Elemen-elemen utama dari partisipasi bermakna mencakup keterbukaan akses, kesetaraan dalam proses deliberatif, transparansi informasi, dan mekanisme tindak lanjut yang jelas. Keterbukaan akses berarti semua kelompok masyarakat, termasuk yang terpinggirkan, memiliki kesempatan untuk terlibat. Kesetaraan dalam proses deliberatif menuntut agar tidak ada dominasi suara tertentu, dan setiap pendapat dipertimbangkan secara adil. Transparansi informasi memastikan bahwa warga memiliki data dan pengetahuan yang cukup untuk berpartisipasi secara informatif.
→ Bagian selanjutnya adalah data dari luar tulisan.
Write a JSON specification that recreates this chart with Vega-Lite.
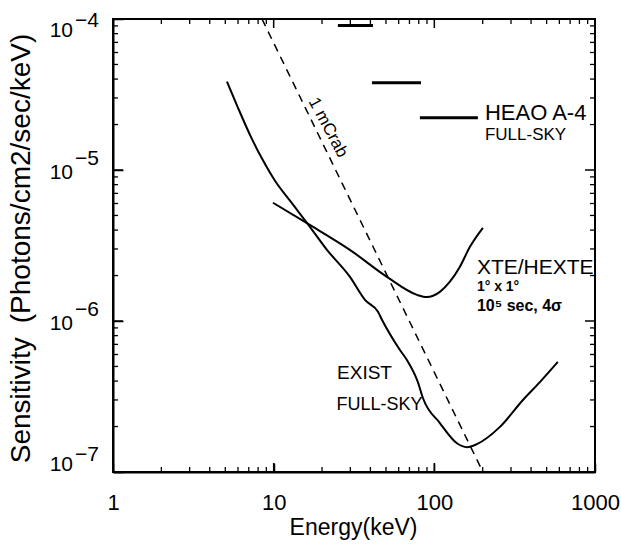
{
  "$schema": "https://vega.github.io/schema/vega-lite/v6.json",
  "autosize": "none",
  "width": 482,
  "height": 453,
  "padding": {"left": 113, "top": 19, "right": 26, "bottom": 76},
  "background": "white",
  "config": {
    "view": {"stroke": "black", "strokeWidth": 2},
    "font": "Liberation Sans",
    "text": {"color": "black", "font": "Liberation Sans"}
  },
  "datasets": {
    "exist": [
      {"E": 5.12, "S": 3.85e-5}, {"E": 5.99, "S": 2.59e-5}, {"E": 7.12, "S": 1.71e-5},
      {"E": 8.46, "S": 1.19e-5}, {"E": 10.19, "S": 8.49e-6}, {"E": 12.63, "S": 6.26e-6},
      {"E": 16.11, "S": 4.47e-6}, {"E": 21.46, "S": 2.96e-6},
      {"E": 29.85, "S": 1.96e-6}, {"E": 37.0, "S": 1.38e-6}, {"E": 44.6, "S": 1.15e-6},
      {"E": 47.2, "S": 1.02e-6}, {"E": 61.1, "S": 6.43e-7}, {"E": 67.5, "S": 5.52e-7},
      {"E": 79.0, "S": 3.94e-7}, {"E": 84.9, "S": 3.09e-7}, {"E": 108.3, "S": 2.11e-7},
      {"E": 138.3, "S": 1.55e-7}, {"E": 159.6, "S": 1.46e-7}, {"E": 184, "S": 1.53e-7},
      {"E": 256, "S": 1.99e-7}, {"E": 356, "S": 3.0e-7}, {"E": 454, "S": 3.94e-7},
      {"E": 587, "S": 5.36e-7}
    ],
    "xte": [
      {"E": 9.9, "S": 6.07e-6}, {"E": 16.3, "S": 4.41e-6}, {"E": 29.8, "S": 2.96e-6},
      {"E": 50.7, "S": 1.96e-6}, {"E": 78.0, "S": 1.49e-6}, {"E": 89.9, "S": 1.44e-6},
      {"E": 108.3, "S": 1.56e-6}, {"E": 125, "S": 1.82e-6}, {"E": 144, "S": 2.28e-6},
      {"E": 166.6, "S": 3.10e-6}, {"E": 200.6, "S": 4.14e-6}
    ],
    "crab": [{"E": 8.46, "S": 1e-4}, {"E": 200.6, "S": 1e-7}],
    "heao": [
      {"E1": 25.1, "E2": 41.5, "S": 9.06e-5},
      {"E1": 40.9, "E2": 82.6, "S": 3.79e-5},
      {"E1": 81.3, "E2": 186.7, "S": 2.22e-5}
    ],
    "ylab": [
      {"S": 1e-4, "k": -4, "exp": "−4"},
      {"S": 1e-5, "k": -5, "exp": "−5"},
      {"S": 1e-6, "k": -6, "exp": "−6"},
      {"S": 1e-7, "k": -7, "exp": "−7"}
    ],
    "xmaj": [{"v": 10}, {"v": 100}],
    "xmin": [{"v": 2}, {"v": 3}, {"v": 4}, {"v": 5}, {"v": 6}, {"v": 7}, {"v": 8}, {"v": 9},
      {"v": 20}, {"v": 30}, {"v": 40}, {"v": 50}, {"v": 60}, {"v": 70}, {"v": 80}, {"v": 90},
      {"v": 200}, {"v": 300}, {"v": 400}, {"v": 500}, {"v": 600}, {"v": 700}, {"v": 800}, {"v": 900}],
    "ymaj": [{"v": 1e-6}, {"v": 1e-5}],
    "ymin": [{"v": 2e-7}, {"v": 3e-7}, {"v": 4e-7}, {"v": 5e-7}, {"v": 6e-7}, {"v": 7e-7}, {"v": 8e-7}, {"v": 9e-7},
      {"v": 2e-6}, {"v": 3e-6}, {"v": 4e-6}, {"v": 5e-6}, {"v": 6e-6}, {"v": 7e-6}, {"v": 8e-6}, {"v": 9e-6},
      {"v": 2e-5}, {"v": 3e-5}, {"v": 4e-5}, {"v": 5e-5}, {"v": 6e-5}, {"v": 7e-5}, {"v": 8e-5}, {"v": 9e-5}]
  },
  "resolve": {"axis": {"x": "independent", "y": "independent"}},
  "layer": [
    {
      "data": {"name": "exist"},
      "mark": {"type": "line", "color": "black", "strokeWidth": 2, "interpolate": "monotone"},
      "encoding": {
        "x": {"field": "E", "type": "quantitative", "scale": {"type": "log", "domain": [1, 1000]},
          "axis": {"orient": "bottom", "values": [1, 10, 100, 1000], "format": "d", "gridOpacity": 0, "domainColor": "black", "domainWidth": 2, "tickColor": "black", "tickWidth": 1.5, "tickSize": -9,
            "labelFont": "Liberation Sans", "labelColor": "black", "labelFontSize": 22, "labelPadding": 29, "labelFlush": false,
            "title": "Energy(keV)", "titleFont": "Liberation Sans", "titleColor": "black", "titleFontWeight": "normal", "titleFontSize": 23, "titleX": 240, "titleY": 62, "titleBaseline": "alphabetic", "titleAlign": "center"}},
        "y": {"field": "S", "type": "quantitative", "scale": {"type": "log", "domain": [1e-7, 1e-4]},
          "axis": {"orient": "left", "values": [1e-7, 1e-6, 1e-5, 1e-4], "gridOpacity": 0, "domainColor": "black", "domainWidth": 2, "tickColor": "black", "tickWidth": 1.5, "tickSize": -10, "labels": false,
            "title": "Sensitivity\u2002(Photons/cm2/sec/keV)", "titleFont": "Liberation Sans", "titleColor": "black", "titleFontWeight": "normal", "titleFontSize": 28, "titleAngle": -90, "titleX": -84, "titleY": 229, "titleBaseline": "alphabetic", "titleAlign": "center"}}
      }
    },
    {
      "data": {"name": "xte"},
      "mark": {"type": "line", "color": "black", "strokeWidth": 2, "interpolate": "monotone"},
      "encoding": {
        "x": {"field": "E", "type": "quantitative", "axis": null},
        "y": {"field": "S", "type": "quantitative", "axis": null}
      }
    },
    {
      "data": {"name": "crab"},
      "mark": {"type": "line", "color": "black", "strokeWidth": 1.5, "strokeDash": [8, 6]},
      "encoding": {
        "x": {"field": "E", "type": "quantitative", "axis": null},
        "y": {"field": "S", "type": "quantitative", "axis": null}
      }
    },
    {
      "data": {"name": "heao"},
      "mark": {"type": "rule", "color": "black", "strokeWidth": 3},
      "encoding": {
        "x": {"field": "E1", "type": "quantitative", "axis": null},
        "x2": {"field": "E2"},
        "y": {"field": "S", "type": "quantitative", "axis": null}
      }
    },
    {
      "data": {"name": "xmaj"},
      "mark": {"type": "rule", "color": "black", "strokeWidth": 1.5},
      "encoding": {
        "x": {"field": "v", "type": "quantitative", "axis": null},
        "y": {"datum": 1e-7, "type": "quantitative", "axis": null},
        "y2": {"datum": 1.147e-7}
      }
    },
    {
      "data": {"name": "xmaj"},
      "mark": {"type": "rule", "color": "black", "strokeWidth": 1.5},
      "encoding": {
        "x": {"field": "v", "type": "quantitative", "axis": null},
        "y": {"datum": 1e-4, "type": "quantitative", "axis": null},
        "y2": {"datum": 8.72e-5}
      }
    },
    {
      "data": {"name": "xmin"},
      "mark": {"type": "rule", "color": "black", "strokeWidth": 1.3},
      "encoding": {
        "x": {"field": "v", "type": "quantitative", "axis": null},
        "y": {"datum": 1e-7, "type": "quantitative", "axis": null},
        "y2": {"datum": 1.079e-7}
      }
    },
    {
      "data": {"name": "xmin"},
      "mark": {"type": "rule", "color": "black", "strokeWidth": 1.3},
      "encoding": {
        "x": {"field": "v", "type": "quantitative", "axis": null},
        "y": {"datum": 1e-4, "type": "quantitative", "axis": null},
        "y2": {"datum": 9.27e-5}
      }
    },
    {
      "data": {"name": "ymaj"},
      "mark": {"type": "rule", "color": "black", "strokeWidth": 1.5},
      "encoding": {
        "y": {"field": "v", "type": "quantitative", "axis": null},
        "x": {"datum": 1, "type": "quantitative", "axis": null},
        "x2": {"datum": 1.154}
      }
    },
    {
      "data": {"name": "ymaj"},
      "mark": {"type": "rule", "color": "black", "strokeWidth": 1.5},
      "encoding": {
        "y": {"field": "v", "type": "quantitative", "axis": null},
        "x": {"datum": 1000, "type": "quantitative", "axis": null},
        "x2": {"datum": 866.5}
      }
    },
    {
      "data": {"name": "ymin"},
      "mark": {"type": "rule", "color": "black", "strokeWidth": 1.3},
      "encoding": {
        "y": {"field": "v", "type": "quantitative", "axis": null},
        "x": {"datum": 1, "type": "quantitative", "axis": null},
        "x2": {"datum": 1.074}
      }
    },
    {
      "data": {"name": "ymin"},
      "mark": {"type": "rule", "color": "black", "strokeWidth": 1.3},
      "encoding": {
        "y": {"field": "v", "type": "quantitative", "axis": null},
        "x": {"datum": 1000, "type": "quantitative", "axis": null},
        "x2": {"datum": 931}
      }
    },
    {
      "data": {"name": "ylab"},
      "mark": {"type": "text", "text": "10", "fontSize": 21, "align": "right", "baseline": "middle", "dx": -40,
        "dy": {"expr": "datum.k == -4 ? 11.5 : (datum.k == -7 ? -7 : 3)"}},
      "encoding": {
        "x": {"datum": 1, "type": "quantitative", "axis": null},
        "y": {"field": "S", "type": "quantitative", "axis": null}
      }
    },
    {
      "data": {"name": "ylab"},
      "mark": {"type": "text", "fontSize": 21, "align": "left", "baseline": "middle", "dx": -38,
        "dy": {"expr": "datum.k == -4 ? 1.5 : (datum.k == -7 ? -17 : -11)"}},
      "encoding": {
        "x": {"datum": 1, "type": "quantitative", "axis": null},
        "y": {"field": "S", "type": "quantitative", "axis": null},
        "text": {"field": "exp"}
      }
    },
    {
      "data": {"values": [{"E": 206.5, "S": 2.4e-5, "t": "HEAO A-4"}]},
      "mark": {"type": "text", "fontSize": 22, "align": "left", "baseline": "middle"},
      "encoding": {"x": {"field": "E", "type": "quantitative", "axis": null}, "y": {"field": "S", "type": "quantitative", "axis": null}, "text": {"field": "t"}}
    },
    {
      "data": {"values": [{"E": 206.5, "S": 1.7e-5, "t": "FULL-SKY"}]},
      "mark": {"type": "text", "fontSize": 17, "align": "left", "baseline": "middle"},
      "encoding": {"x": {"field": "E", "type": "quantitative", "axis": null}, "y": {"field": "S", "type": "quantitative", "axis": null}, "text": {"field": "t"}}
    },
    {
      "data": {"values": [{"E": 184, "S": 2.25e-6, "t": "XTE/HEXTE"}]},
      "mark": {"type": "text", "fontSize": 21, "align": "left", "baseline": "middle"},
      "encoding": {"x": {"field": "E", "type": "quantitative", "axis": null}, "y": {"field": "S", "type": "quantitative", "axis": null}, "text": {"field": "t"}}
    },
    {
      "data": {"values": [{"E": 184, "S": 1.68e-6, "t": "1° x 1°"}]},
      "mark": {"type": "text", "fontSize": 14, "fontWeight": "bold", "align": "left", "baseline": "middle"},
      "encoding": {"x": {"field": "E", "type": "quantitative", "axis": null}, "y": {"field": "S", "type": "quantitative", "axis": null}, "text": {"field": "t"}}
    },
    {
      "data": {"values": [{"E": 184, "S": 1.26e-6, "t": "10⁵ sec, 4σ"}]},
      "mark": {"type": "text", "fontSize": 16, "fontWeight": "bold", "align": "left", "baseline": "middle"},
      "encoding": {"x": {"field": "E", "type": "quantitative", "axis": null}, "y": {"field": "S", "type": "quantitative", "axis": null}, "text": {"field": "t"}}
    },
    {
      "data": {"values": [{"E": 24.8, "S": 4.53e-7, "t": "EXIST"}]},
      "mark": {"type": "text", "fontSize": 19, "align": "left", "baseline": "middle"},
      "encoding": {"x": {"field": "E", "type": "quantitative", "axis": null}, "y": {"field": "S", "type": "quantitative", "axis": null}, "text": {"field": "t"}}
    },
    {
      "data": {"values": [{"E": 24.6, "S": 2.78e-7, "t": "FULL-SKY"}]},
      "mark": {"type": "text", "fontSize": 18, "align": "left", "baseline": "middle"},
      "encoding": {"x": {"field": "E", "type": "quantitative", "axis": null}, "y": {"field": "S", "type": "quantitative", "axis": null}, "text": {"field": "t"}}
    },
    {
      "data": {"values": [{"E": 21.8, "S": 1.91e-5, "t": "1 mCrab"}]},
      "mark": {"type": "text", "fontSize": 17, "align": "center", "baseline": "middle", "angle": 62},
      "encoding": {"x": {"field": "E", "type": "quantitative", "axis": null}, "y": {"field": "S", "type": "quantitative", "axis": null}, "text": {"field": "t"}}
    }
  ]
}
Mekanisme tindak lanjut menjamin bahwa masukan warga tidak berhenti di ruang konsultasi, tetapi benar-benar diintegrasikan dalam keputusan akhir.
Hak untuk didengar adalah pilar pertama dari partisipasi bermakna. Ia menegaskan bahwa setiap warga memiliki hak untuk menyampaikan pendapat, pengalaman, dan aspirasi mereka dalam forum publik. Hak ini tidak boleh dibatasi oleh status sosial, latar belakang pendidikan, atau afiliasi politik. Dalam praktiknya, hak untuk didengar menuntut adanya ruang-ruang partisipatif yang aman, inklusif, dan bebas dari intimidasi. Pemerintah dan lembaga publik harus aktif menciptakan kanal komunikasi yang memungkinkan warga menyuarakan pandangan mereka, baik melalui forum tatap muka, platform digital, maupun mekanisme representatif.
Hak untuk dipertimbangkan adalah kelanjutan dari hak untuk didengar. Ia menuntut agar setiap masukan yang diberikan oleh warga tidak hanya dicatat, tetapi juga dianalisis, ditimbang, dan dijadikan bahan pertimbangan dalam pengambilan keputusan. Hak ini menolak praktik partisipasi semu, di mana pendapat warga hanya dijadikan legitimasi formal tanpa pengaruh nyata terhadap kebijakan. Dalam kerangka partisipasi bermakna, hak untuk dipertimbangkan berarti adanya akuntabilitas dari pihak pengambil keputusan untuk menjelaskan bagaimana masukan warga digunakan, serta alasan di balik keputusan yang diambil. Hak ini juga menegaskan hak warga untuk mendapat jawaban atas pertimbangan yang diberikan, sehingga tercipta dialog yang transparan dan saling menghargai antara warga dan pengambil keputusan.
Jika dibandingkan dengan praktik di negara lain, partisipasi bermakna memiliki variasi yang menarik. Di Kanada, misalnya, proses konsultasi publik dalam kebijakan lingkungan melibatkan komunitas adat secara intensif, dengan pengakuan terhadap pengetahuan lokal dan hak atas tanah. Di Finlandia, partisipasi warga dalam perencanaan kota dilakukan melalui metode co-design, di mana warga dan perancang bekerja bersama sejak tahap awal. Sementara itu, di Brasil, partisipasi anggaran partisipatif memungkinkan warga menentukan alokasi dana publik di tingkat lokal. Praktik-praktik ini menunjukkan bahwa partisipasi bermakna bukan hanya mungkin, tetapi juga dapat dirancang secara kreatif dan kontekstual sesuai kebutuhan masyarakat.
Kesimpulannya, partisipasi bermakna adalah inti dari demokrasi yang hidup dan berkeadilan. Ia bukan sekadar prosedur, tetapi sebuah komitmen etis dan politis untuk menghargai warga sebagai mitra dalam pembangunan. Dengan meneguhkan hak untuk didengar dan dipertimbangkan, serta membangun elemen-elemen partisipatif yang kuat, kita dapat menciptakan kebijakan publik yang lebih inklusif, relevan, dan berkelanjutan. Dalam dunia yang terus berubah dan penuh tantangan, partisipasi bermakna menjadi jalan untuk menjaga harapan, memperkuat solidaritas, dan membangun masa depan bersama yang lebih adil.